Iranian refugees still detained in Turkey despite court ruling

Two Iranian refugees, who remain in detention in Turkey despite a European Court of Human Rights ruling on Tuesday, should be released, said Amnesty International. The court ruled that Mohsen Abdolkhani and Hamid Karimnia had been arbitrarily detained in Turkey without access to a lawyer or an asylum procedure, and other violations.

The Court concluded that the two men, who were former members of the People’s Mojahedin Organization in Iran (PMOI), would face a real risk of death or ill-treatment if returned to Iran or Iraq.

Amnesty International called on the Turkish authorities to release Mohsen Abdolkhani and Hamid Karimnia as well as others currently in detention following a decision by the European Court of Human Rights to stay their deportation.

“Mohsen Abdolkhani and Hamid Karimnia have been held in unlawful detention for more than a year,” said Andrew Gardner, Amnesty International’s expert on Turkey. “They should be released immediately along with all others in a similar position, but not included in this application.”

Amnesty International had previously written to the Turkish authorities requesting the release of the applicants and seven other individuals who were held in detention following applications to the court.

Mohsen Abdolkhani and Hamid Karimnia were recognized as refugees by UNHCR, the UN’s refugee agency, while they were resident in a camp created by United States forces in Iraq. Their status was recognized on the grounds of their political opinions and their links with the PMOI.  
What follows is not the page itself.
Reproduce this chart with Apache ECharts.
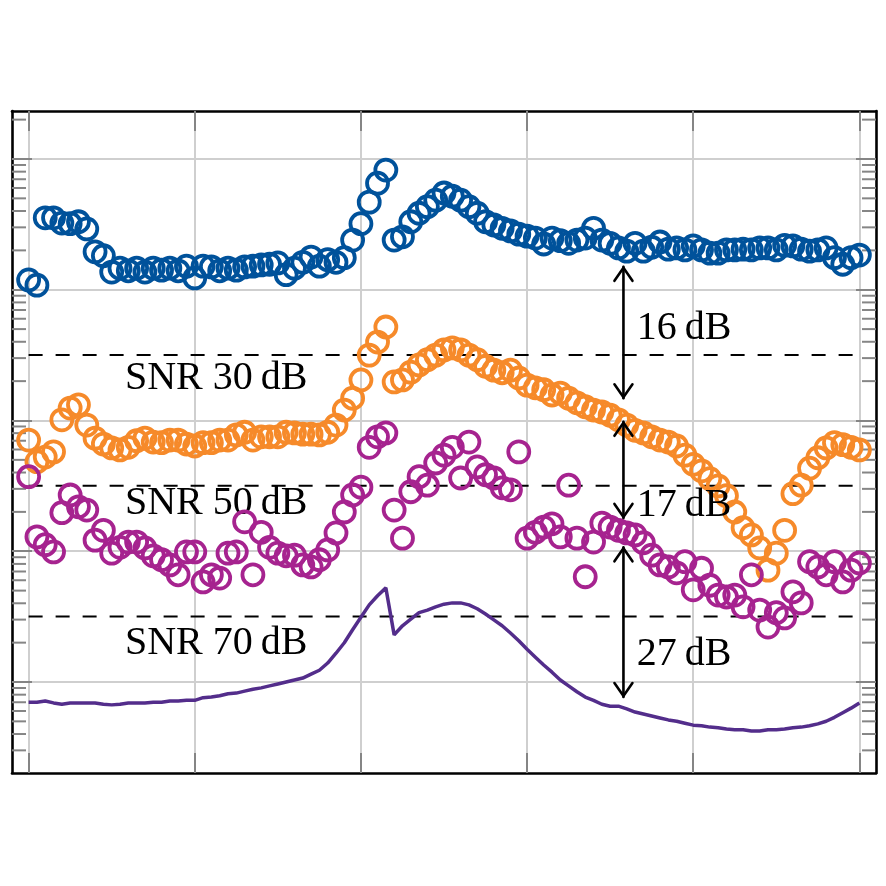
<!DOCTYPE html>
<html>
<head>
<meta charset="utf-8">
<script src="https://cdn.jsdelivr.net/npm/echarts@6/dist/echarts.min.js"></script>
<style>
  html, body { margin: 0; padding: 0; background: #fff; }
  #chart { width: 886px; height: 886px; }
</style>
</head>
<body>
<div id="chart"></div>
<script>
// sample positions: 101 evenly spaced points on 0..5
let step = 0.05

// y values in dB (20 dB per decade)
let blue = [61.5, 60.7, 71.0, 71.0, 70.2, 70.1, 70.4, 69.3, 65.8, 65.2,
  62.7, 63.3, 62.9, 63.3, 62.7, 63.3, 63.0, 63.3, 62.9, 63.6,
  61.8, 63.6, 63.5, 62.9, 63.3, 63.0, 63.5, 63.6, 63.8, 63.9,
  64.1, 62.3, 63.3, 64.2, 65.0, 63.6, 64.6, 64.2, 64.9, 67.6,
  70.1, 73.4, 76.3, 78.3, 67.6, 68.1, 70.4, 71.7, 72.7, 73.7,
  74.8, 74.3, 73.7, 72.7, 71.7, 70.4, 69.9, 69.4, 69.0, 68.5,
  68.2, 67.9, 67.0, 67.9, 67.5, 67.1, 67.6, 67.9, 69.4, 67.6,
  67.1, 66.4, 65.9, 67.1, 65.9, 66.5, 67.3, 66.2, 66.4, 66.1,
  66.7, 66.1, 65.6, 65.6, 66.1, 66.1, 66.2, 66.1, 66.4, 66.4,
  66.1, 66.8, 66.7, 66.2, 65.9, 66.1, 66.4, 64.9, 63.9, 64.9, 65.3]

let orange = [37.0, 33.7, 34.4, 35.2, 40.1, 41.9, 42.4, 39.3, 37.3, 36.4,
  35.8, 35.5, 35.9, 36.9, 37.3, 36.7, 36.6, 37.0, 37.0, 36.4,
  36.1, 36.6, 36.6, 37.0, 37.0, 37.8, 38.2, 37.0, 37.5, 37.5,
  37.5, 38.2, 38.1, 37.9, 37.9, 37.8, 38.2, 39.3, 41.6, 43.4,
  46.2, 50.0, 52.0, 54.3, 45.9, 46.2, 47.4, 48.5, 49.3, 50.0,
  50.8, 51.1, 50.8, 50.0, 49.3, 48.3, 47.7, 47.3, 47.7, 46.5,
  45.4, 45.0, 44.7, 43.9, 44.2, 43.4, 42.7, 42.1, 41.6, 41.3,
  40.8, 40.1, 39.3, 38.5, 38.1, 37.5, 37.0, 36.7, 36.1, 34.7,
  33.3, 32.3, 31.1, 30.0, 28.5, 26.0, 23.6, 22.5, 20.5, 17.1,
  19.7, 23.2, 28.8, 30.1, 32.7, 34.3, 35.8, 36.6, 36.3, 35.9, 35.5]

let magenta = [31.4, 22.2, 21.0, 19.9, 25.9, 28.6, 26.8, 26.3, 21.7, 23.2,
  19.7, 20.6, 21.4, 21.4, 20.5, 19.3, 18.7, 17.9, 16.4, 19.9,
  19.9, 15.3, 16.4, 15.9, 19.7, 19.9, 24.5, 16.4, 22.9, 20.6,
  19.7, 19.3, 19.4, 17.9, 17.6, 18.7, 20.2, 22.8, 26.0, 28.6,
  29.8, 35.9, 37.5, 38.1, 26.3, 22.0, 29.1, 31.4, 30.1, 33.5,
  34.7, 35.9, 31.2, 36.7, 32.9, 31.7, 31.2, 29.7, 29.4, 35.2,
  22.0, 22.9, 23.7, 24.2, 22.2, 30.1, 22.0, 16.1, 21.4, 24.3,
  23.7, 23.2, 22.8, 22.5, 21.3, 19.4, 17.9, 17.6, 16.7, 18.4,
  14.1, 17.4, 14.8, 13.3, 13.0, 13.3, 11.5, 16.4, 11.0, 8.4,
  10.6, 9.8, 13.8, 12.1, 18.4, 17.6, 16.4, 18.4, 15.3, 17.1, 18.2]

let purple = [-3.1, -3.1, -2.9, -3.2, -3.4, -3.2, -3.2, -3.2, -3.2, -3.4,
  -3.5, -3.4, -3.2, -3.2, -3.2, -3.1, -3.1, -2.9, -2.9, -2.8,
  -2.8, -2.4, -2.3, -2.1, -1.8, -1.7, -1.4, -1.1, -0.9, -0.6,
  -0.3, 0.0, 0.3, 0.6, 1.2, 1.8, 2.9, 4.4, 6.0, 8.0,
  9.9, 11.8, 13.2, 14.4, 7.2, 8.6, 9.6, 10.6, 11.0, 11.5,
  11.9, 12.1, 12.1, 11.8, 11.2, 10.4, 9.5, 8.6, 7.5, 6.3,
  5.0, 3.8, 2.6, 1.5, 0.3, -0.6, -1.5, -2.3, -2.8, -3.4,
  -3.7, -3.7, -4.1, -4.6, -4.9, -5.2, -5.5, -5.8, -6.0, -6.3,
  -6.6, -6.7, -6.9, -7.0, -7.2, -7.3, -7.3, -7.5, -7.5, -7.3,
  -7.3, -7.2, -7.0, -6.9, -6.7, -6.4, -6.0, -5.4, -4.7, -4.0, -3.2]

// SNR threshold lines (dB) and their labels
let snrLevels = [50, 30, 10]
let snrLabels = ['SNR 30\u2009dB', 'SNR 50\u2009dB', 'SNR 70\u2009dB']

// gap arrows: [x, yFrom, yTo] in data units
let arrows = [[3.58, 63.5, 43.4], [3.58, 39.8, 25.1], [3.58, 20.6, -2.3]]
let arrowLabels = ['16\u2009dB', '17\u2009dB', '27\u2009dB']

// major ticks
let xTicks = [0, 1, 2, 3, 4, 5]
let yTicks = [0, 20, 40, 60, 80]

let xMin = -0.1
let xMax = 5.1
let yMin = -13.92
let yMax = 87.34

// log style minor ticks, 20 dB per decade
let minorMults = [2, 3, 4, 5, 6, 7, 8, 9]
let minorTicks = []
for (let n = -1; n <= 4; n++) {
  minorMults.forEach(m => {
    let v = 20 * (n + Math.log10(m))
    if (v > yMin && v < yMax) minorTicks.push(v)
  })
}

function pairs(arr) {
  return arr.map((v, i) => [i * step, v])
}

let font = '"Liberation Serif", "Times New Roman", serif'
let tickColor = '#858585'
let gridColor = '#cfcfcf'

function scatter(name, data, color) {
  return {
    name: name,
    type: 'scatter',
    data: pairs(data),
    symbol: 'circle',
    symbolSize: 21,
    itemStyle: { color: 'rgba(0,0,0,0)', borderColor: color, borderWidth: 3.8, opacity: 1 },
    z: 3
  }
}

let chart = echarts.init(document.getElementById('chart'))

function axis(extra, ticks) {
  return Object.assign({
    type: 'value',
    axisLine: { show: true, onZero: false, lineStyle: { color: '#000', width: 2.6 } },
    axisTick: { show: true, inside: true, length: 20, customValues: ticks, lineStyle: { color: tickColor, width: 2 } },
    axisLabel: { show: false },
    splitLine: { show: false }
  }, extra)
}

let option = {
  animation: false,
  backgroundColor: '#fff',
  grid: { left: 12, top: 111, width: 864, height: 662, containLabel: false },
  xAxis: [
    axis({
      min: xMin, max: xMax, position: 'bottom',
      splitLine: { show: true, lineStyle: { color: gridColor, width: 2 } }
    }, xTicks),
    axis({ min: xMin, max: xMax, position: 'top' }, xTicks)
  ],
  yAxis: [
    axis({
      min: yMin, max: yMax, position: 'left',
      splitLine: { show: true, lineStyle: { color: gridColor, width: 2 } }
    }, yTicks),
    axis({ min: yMin, max: yMax, position: 'right' }, yTicks)
  ],
  series: [
    {
      type: 'custom',
      name: 'minor',
      data: minorTicks.map(v => [v]),
      silent: true,
      z: 1,
      renderItem: function(params, api) {
        let v = api.value(0)
        let l = api.coord([xMin, v])
        let r = api.coord([xMax, v])
        let st = { stroke: tickColor, lineWidth: 2 }
        return {
          type: 'group',
          children: [
            { type: 'line', shape: { x1: l[0], y1: l[1], x2: l[0] + 14, y2: l[1] }, style: st },
            { type: 'line', shape: { x1: r[0], y1: r[1], x2: r[0] - 14, y2: r[1] }, style: st }
          ]
        }
      }
    },
    {
      type: 'custom',
      name: 'snr',
      data: snrLevels.map(v => [v]),
      silent: true,
      z: 2,
      renderItem: function(params, api) {
        let v = api.value(0)
        let a = api.coord([0, v])
        let b = api.coord([5, v])
        return {
          type: 'line',
          shape: { x1: a[0], y1: a[1], x2: b[0], y2: b[1] },
          style: { stroke: '#000', lineWidth: 2, lineDash: [14, 13] }
        }
      }
    },
    scatter('Blue', blue, '#00529b'),
    scatter('Orange', orange, '#f68a2a'),
    scatter('Magenta', magenta, '#a6238f'),
    {
      name: 'Purple',
      type: 'line',
      data: pairs(purple),
      showSymbol: false,
      lineStyle: { color: '#532d8b', width: 3.5 },
      z: 3
    },
    {
      type: 'custom',
      name: 'arrows',
      data: arrows,
      silent: true,
      z: 4,
      renderItem: function(params, api) {
        let p1 = api.coord([api.value(0), api.value(1)])
        let p2 = api.coord([api.value(0), api.value(2)])
        let st = { stroke: '#000', lineWidth: 2.6, fill: null, lineCap: 'round' }
        return {
          type: 'group',
          children: [
            { type: 'line', shape: { x1: p1[0], y1: p1[1], x2: p2[0], y2: p2[1] }, style: st },
            { type: 'polyline', shape: { points: [[p1[0] - 9, p1[1] + 14], [p1[0], p1[1] + 1], [p1[0] + 9, p1[1] + 14]] }, style: st },
            { type: 'polyline', shape: { points: [[p2[0] - 9, p2[1] - 14], [p2[0], p2[1] - 1], [p2[0] + 9, p2[1] - 14]] }, style: st }
          ]
        }
      }
    }
  ]
}

chart.setOption(option)

// text annotations placed at data coordinates
let snrTextY = [46.4, 27.3, 5.9]
let arrowTextY = [54.0, 27.0, 4.2]
let graphics = []
snrLabels.forEach((t, i) => {
  let p = chart.convertToPixel({ gridIndex: 0 }, [0.58, snrTextY[i]])
  graphics.push({
    type: 'text', x: p[0], y: p[1], z: 2,
    style: { text: t, font: '40px ' + font, fill: '#000', verticalAlign: 'middle', align: 'left' }
  })
})
arrowLabels.forEach((t, i) => {
  let p = chart.convertToPixel({ gridIndex: 0 }, [3.66, arrowTextY[i]])
  graphics.push({
    type: 'text', x: p[0], y: p[1], z: 5,
    style: { text: t, font: '40px ' + font, fill: '#000', verticalAlign: 'middle', align: 'left' }
  })
})
chart.setOption({ graphic: graphics })
</script>
</body>
</html>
After the camp was closed in April 2008, the two men fled to Turkey, but were apprehended by security forces and deported back to Iraq without any legal procedure. After re-entering Turkey, they were once again apprehended and subsequently convicted of illegal entry into Turkey.

Despite their statements to police and to the court that their lives would be at risk if returned to Iran or Iraq, the authorities attempted to deport them again, this time to Iran.

They were transferred in September 2008 to the Kirklareli Foreigners’ Guesthouse after their application to the to the European Court of Human Rights against the deportation was lodged. They remain in detention more than a year later.

Throughout their detention, the men have been denied access to an asylum procedure, to meet with their lawyers and to any mechanism to challenge the legality of their detention.

Amnesty International is calling on the Turkish authorities to overhaul its legislation relating to the detention of refugees and asylum-seekers.

“Turkey must end the practice of detaining refugees and asylum-seekers for immigration purposes in line with international human rights standards which require that detention is only used in the most exceptional circumstances,” Andrew Gardner said.